4.1 In a 2-level cache system, after 100 total accesses to the cache system, we find that the L2$ (L2 cache) ended up missing 20 times. What is the global miss rate of L2$?

\[
\frac{20}{100} = 20\%
\]

4.2 Given the system from the previous subpart, if L1$ had a local miss rate of 50%, what is the local miss rate of L2$?

\[
\frac{20}{50 + 100} = \frac{20}{150} = 40\%. \text{ We know that L2$ is accessed when L1$ misses, so if L1$ misses 50% of the time, that means we access L2$ 50 times, of which we ended up having 20 misses in L2$.}
\]
Suppose your system consists of:

1. An L1 that has a hit time of 2 cycles and has a local miss rate of 20%
2. An L2 that has a hit time of 15 cycles and has a global miss rate of 5%
3. Main memory where accesses take 100 cycles

### 4.3 What is the local miss rate of L2?

The number of accesses to the L2 is the number of misses in L1, so we divide the global miss rate of L2 with the miss rate of L1.

\[
\text{L2 Local miss rate} = \frac{\text{Misses in L2}}{\text{Accesses in L2}} = \frac{\text{Misses in L2}}{\text{Accesses in L2}} = \frac{\text{Global Miss Rate}}{\text{L1 Miss Rate}} = \frac{5\%}{20\%} = 0.25 = 25\% 
\]

### 4.4 What is the AMAT of the system?

\[
\text{AMAT} = 2 + 20\% \times (15 + 25\% \times 100) = 10 \text{ cycles, as the Miss Penalty of the L1 is the 'local' AMAT of the L2.}
\]

Using global rates of each level, alternatively, \( \text{AMAT} = 2 + 20\% \times 15 + 5\% \times 100 = 10 \text{ cycles (using global miss rates)} \)

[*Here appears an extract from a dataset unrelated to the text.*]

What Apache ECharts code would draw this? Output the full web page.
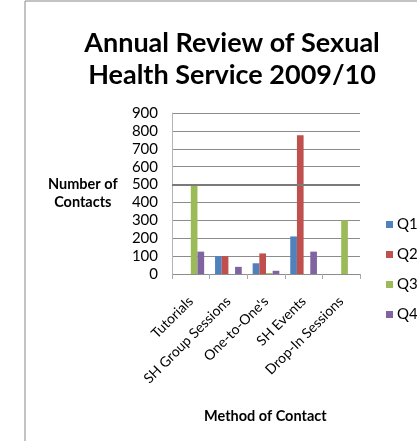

### 4.5 Suppose we want to reduce the AMAT of the system to 8 cycles or lower by adding in a L3. If the L3 has a local miss rate of 30%, what is the largest hit time that the L3 can have?

Let \( H \) = hit time of the cache. Extending the AMAT equation so that the Miss Penalty of the L2 is the 'local' AMAT of the L3, we can write:

\[
2 + 20\% \times (15 + 25\% \times (H + 30\% \times 100)) \leq 8 
\]

Solving for \( H \), we find that \( H \leq 30 \). So the largest hit time is 30 cycles.